Regia di Jason Flemyng vedi scheda film
Di comedia horror a sfondo vampiresco se ne ricordano diverse ma sono davvero poche quelle veramente riuscite, a partire dal (probabile) capostipite del genere, ovvero Per favore non mordermi sul collo del 1967 del Maestro Roman Polanski, L’Ammazzavampiri (1985) di Tom Holland o, molto più recentemente, il Vita da vampiro (What We Do in the shadows, 2014) della coppia neozelandese Taika Waititi & Jermaine Clement.
Eat Local purtroppo non fa parte di questo ristrettissimo gruppo.
Il film segna anche l’esordio dietro la macchina da presa del noto caratterista inglese Jason Fleming, attore sia al cinema, spesso in collaborazione con Guy Ritchie, che in Tv, ma il novello cineasta dimostra di avere ancora molta (troppa?) strada da fare.
Horror comedy che si rifà, in parte, al grande successo internazionale de L’alba dei morti dementi e che si avvicina a una forma di black-comedy con un forte accenno di umorismo tipicamente british, mette in scena in partenza una situazione insolita nel genere ma dalle buone potenzialità che non riescono però a essere sfruttate nel modo adeguato, mostrando evidenti limiti sia nella gestione dei personaggi che nelle dinamiche action fino a quelle più umoristiche, malevolmente amalgamate e prive di un’idea ben precisa su come muoversi, cadendo ben presto in confusione.
Il gruppo di vampiri è caratterizzato per iconografie (l’anziano leader del gruppo saggio e affidabile, quello ambizioso più giovane insofferente alle regole o all’imposizioni delle gerarchie, la “femme fatale” di buon cuore o il vampiro che si rifiuta di bere sangue umano), i militari invece in modo schematico come inetti e/o autoritari (coadiuvati dal solito rappresentante della religione macchiettistico e perennemente isterico) mentre gli altri umani o sono pericolosi omicida o improbabili canaglie, forzatamente simpatici per copione, ma comunque sempre delineati in modo indefinito o troppo generico.

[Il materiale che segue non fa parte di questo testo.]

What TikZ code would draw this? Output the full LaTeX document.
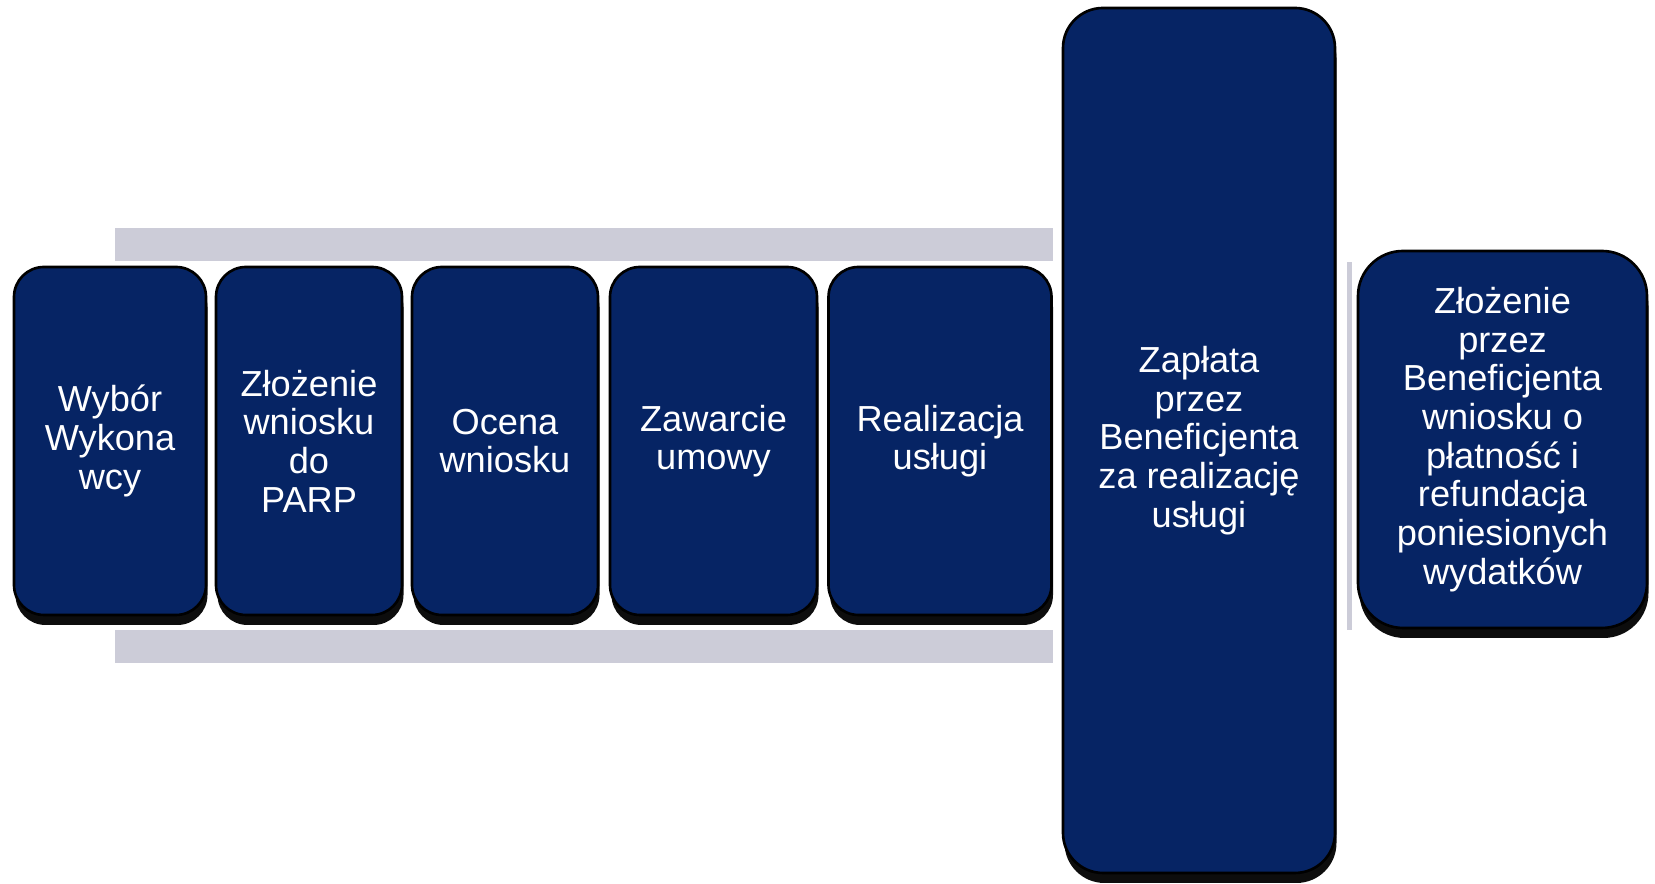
\documentclass[tikz,border=0pt]{standalone}
\usepackage{fontspec}
\newfontfamily\boxfont{Liberation Sans}
\usetikzlibrary{shadows}
\definecolor{navy}{RGB}{6,36,100}
\definecolor{band}{RGB}{204,204,216}

\begin{document}
\begin{tikzpicture}[
  thick,main node/.style={rounded corners=0.6cm,draw=black,line width=1.5pt,fill=navy,
    drop shadow={shadow xshift=0.03cm,shadow yshift=-0.2cm,fill=black,opacity=0.95},
    text=white,align=center,inner sep=0pt,font=\boxfont\fontsize{20.6}{22}\selectfont,
    minimum height=6.96cm}]
  \useasboundingbox (0,0) rectangle (33.1,17.68);

  \fill[band] (2.3,12.46) rectangle (21.06,13.12);
  \fill[band] (2.3,4.42) rectangle (21.06,5.08);
  \fill[band] (26.94,5.08) rectangle (27.04,12.44);

  \node[main node,minimum width=3.84cm] (1) at (2.2,8.86){Wybór\\Wykona\\wcy};
  \node[main node,minimum width=3.72cm] (2) at (6.18,8.86){Złożenie\\wniosku\\do\\PARP};
  \node[main node,minimum width=3.72cm] (3) at (10.1,8.86){Ocena\\wniosku};
  \node[main node,minimum width=4.14cm] (4) at (14.27,8.86){Zawarcie\\umowy};
  \node[main node,minimum width=4.46cm] (5) at (18.8,8.86){Realizacja\\usługi};
  \node[main node,rounded corners=0.8cm,minimum width=5.44cm,minimum height=17.3cm] (6)
    at (23.98,8.87){Zapłata\\przez\\Beneficjenta\\za realizację\\usługi};
  \node[main node,rounded corners=0.9cm,minimum width=5.78cm,minimum height=7.54cm] (7)
    at (30.05,8.89){Złożenie\\przez\\Beneficjenta\\wniosku o\\płatność i\\refundacja\\poniesionych\\wydatków};
\end{tikzpicture}
\end{document}
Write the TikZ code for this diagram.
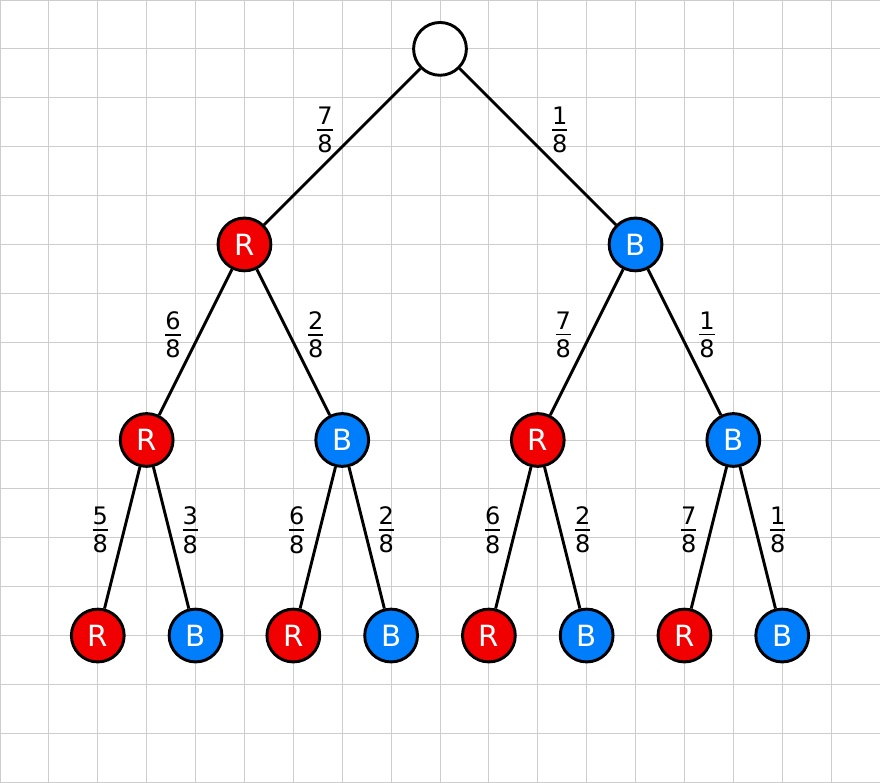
\documentclass[tikz,border=0pt]{standalone}
\usepackage{fontspec}
\setmainfont{DejaVu Sans}
\definecolor{nodered}{RGB}{240,0,0}
\definecolor{nodeblue}{RGB}{0,125,250}
\definecolor{gridgray}{RGB}{205,205,205}
\newcommand\myfrac[2]{\vbox{\halign{\hfil##\hfil\cr #1\cr\noalign{\kern2.5pt\hrule height 1.1pt\kern2.5pt}#2\cr}}}
\begin{document}
\begin{tikzpicture}[
  ball/.style={circle,draw=black,line width=1.7pt,minimum size=1.08cm,inner sep=0pt,
    text=white,font=\fontsize{17}{17}\selectfont},
  rball/.style={ball,fill=nodered},
  bball/.style={ball,fill=nodeblue},
  wball/.style={ball,fill=white},
  edge/.style={line width=1.7pt,draw=black},
  prob/.style={font=\fontsize{14}{14}\selectfont,inner sep=0pt}
]
\useasboundingbox (0,0) rectangle (18,16);
\draw[gridgray,line width=0.5pt] (0,0) grid (18,16);
\node[wball] (r) at (9,15) {};
\node[rball] (a) at (5,11) {R};
\node[bball] (b) at (13,11) {B};
\node[rball] (aa) at (3,7) {R};
\node[bball] (ab) at (7,7) {B};
\node[rball] (ba) at (11,7) {R};
\node[bball] (bb) at (15,7) {B};
\node[rball] (aaa) at (2,3) {R};
\node[bball] (aab) at (4,3) {B};
\node[rball] (aba) at (6,3) {R};
\node[bball] (abb) at (8,3) {B};
\node[rball] (baa) at (10,3) {R};
\node[bball] (bab) at (12,3) {B};
\node[rball] (bba) at (14,3) {R};
\node[bball] (bbb) at (16,3) {B};
\foreach \p/\c in {r/a,r/b,a/aa,a/ab,b/ba,b/bb,aa/aaa,aa/aab,ab/aba,ab/abb,ba/baa,ba/bab,bb/bba,bb/bbb}
  \draw[edge] (\p) -- (\c);
\node[prob] (l1) at (6.65,13.34) {\myfrac{7}{8}};
\node[prob] (l2) at (11.45,13.34) {\myfrac{1}{8}};
\node[prob] (l3) at (3.54,9.15) {\myfrac{6}{8}};
\node[prob] (l4) at (6.46,9.15) {\myfrac{2}{8}};
\node[prob] (l5) at (11.52,9.15) {\myfrac{7}{8}};
\node[prob] (l6) at (14.46,9.15) {\myfrac{1}{8}};
\node[prob] (l7) at (2.05,5.16) {\myfrac{5}{8}};
\node[prob] (l8) at (3.89,5.16) {\myfrac{3}{8}};
\node[prob] (l9) at (6.07,5.16) {\myfrac{6}{8}};
\node[prob] (l10) at (7.9,5.16) {\myfrac{2}{8}};
\node[prob] (l11) at (10.08,5.16) {\myfrac{6}{8}};
\node[prob] (l12) at (11.92,5.16) {\myfrac{2}{8}};
\node[prob] (l13) at (14.09,5.16) {\myfrac{7}{8}};
\node[prob] (l14) at (15.91,5.16) {\myfrac{1}{8}};
\end{tikzpicture}
\end{document}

Eat Local è in definitiva un film evanescente (anche per un budget irrisorio che lo qualifica un "pelino" sopra a un’opera amatoriale), incapace di imporsi a una sceneggiatura non solo derivativa ma fin tropo schematica e semplicistica, che si limita a molte (troppe) situazioni scontate e a qualche buona battuta o a qualche sviluppo relativamente interessante (vedi il finale con lo spot televisivo della ditta farmaceutica) ma che sopravvive a se stesso grazie alle improvvisazioni del suo regista e, soprattutto, dei suoi interpreti tanto da definire la pellicola come una simpatica passarelle per attori inglesi in cerca di visibilità con nomi che vanno da Dexter Fletcher ad Annette Crosby e proseguendo poi con Charlie Cox, Tony Curran, Freeman Agyeman, Adrian Bowen, Mackenzie Crook, Lukaz Leong e Ruth Jones.